Proceedings of the International Conference on Press-in Engineering
Online ISSN : 2436-1720
First International Conference

Session C: Tsunami / Landslide
Evaluating the Efficiency of Jacked-in Piles as Tsunami Defences
会議録・要旨集 フリー

p. 289-296


The 2011 Tōhoku earthquake and tsunami brought into question the adequacy of the pre-existing shallow foundation seawall design due to the large number of failures recorded. A new type of seawall made of adjoining large, jacked-in, steel pipe piles embedded 10-15m into the ground is currently installed along the Kochi coastline.

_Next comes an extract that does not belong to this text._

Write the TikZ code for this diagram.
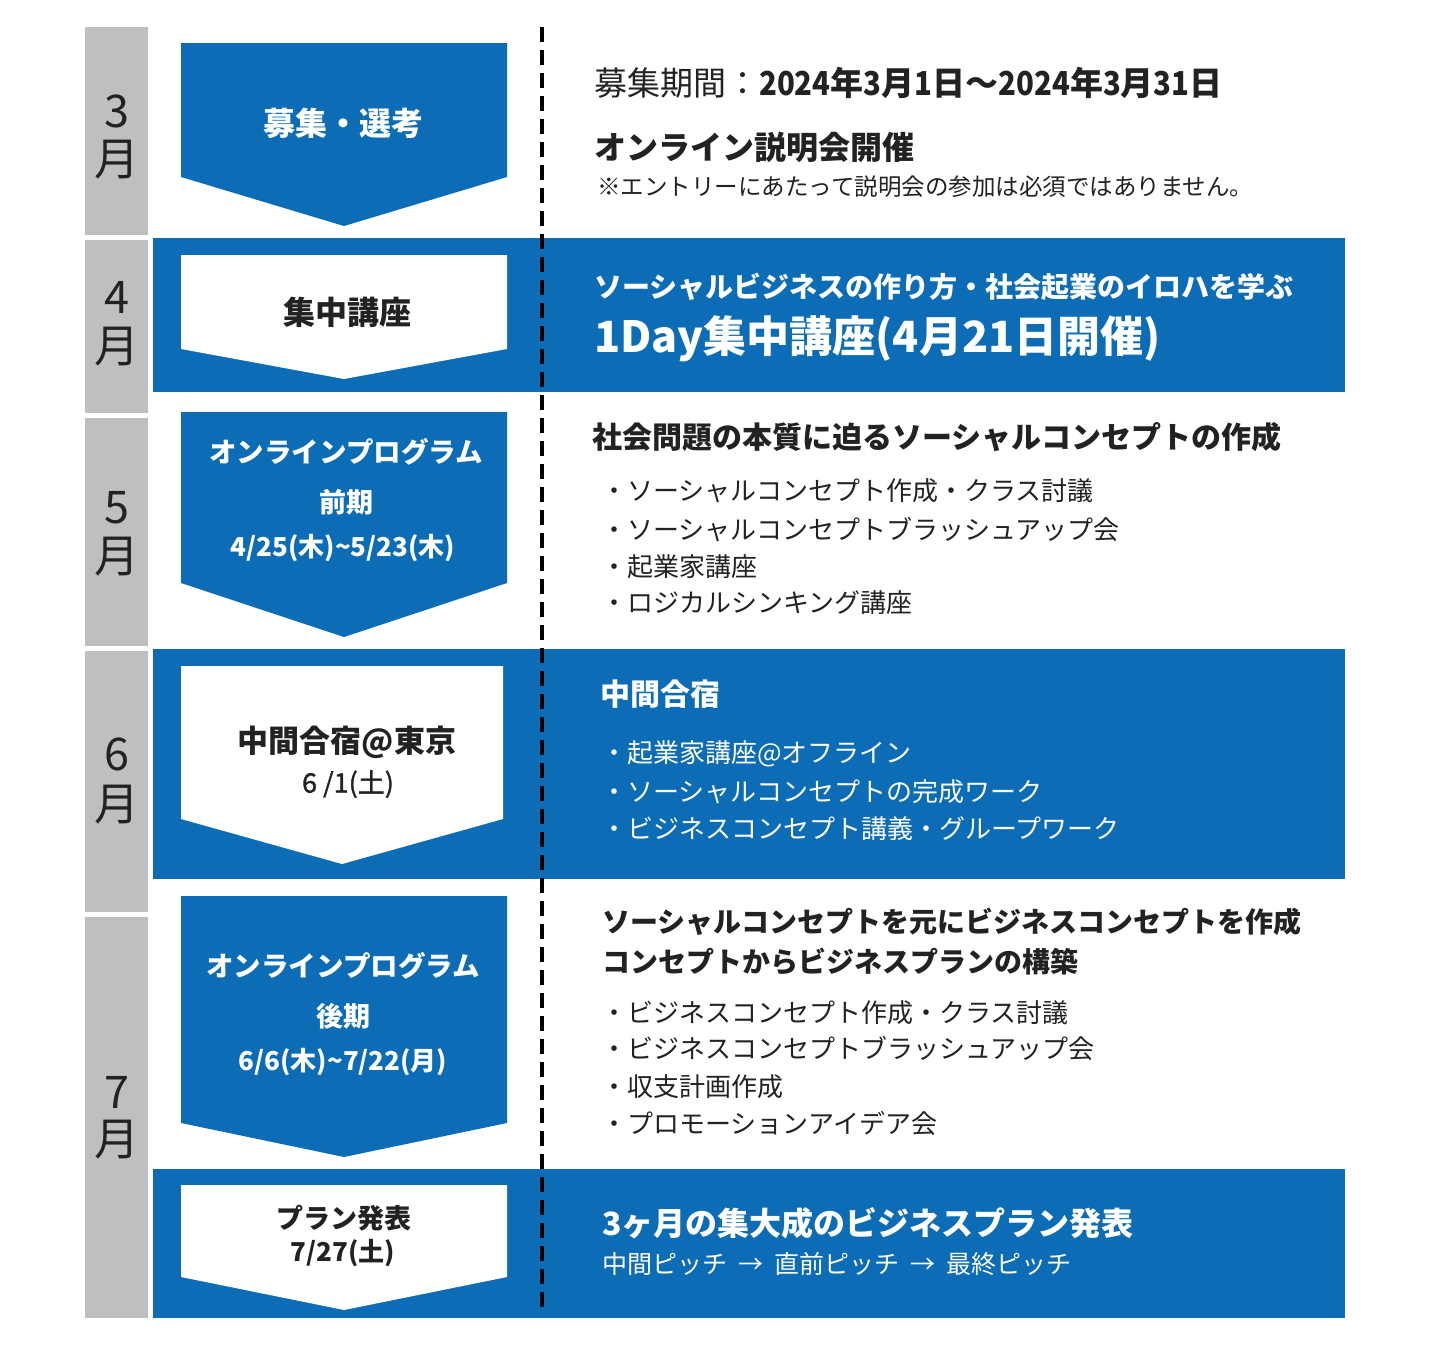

Seawall design against tsunamis is a unique, true ULS design, which presently is carried out using codes of practice not specifically tailored for this scenario. Through small scale wave flume experiments and lateral loading tests of single piles at full-scale the adequacy of current design methodology as well as the efficiency of the new steel pile seawall design is assessed. It is found that current Japanese codes, although designed for tsunami shelters, provide appropriate predictions of wave force for the case of seawalls needing to withstand overtopping waves. The lateral pile tests highlight the current codes’ accuracy in predicting pile stiffness and bending moment profile. Remaining shortcomings, such as no provision in current seawall design for the effects of soil softening during tsunamis, are evinced. Even so, steel pile walls seem an effective seawall solution due to their high embedment and capacity to dissipate wave energy through yielding.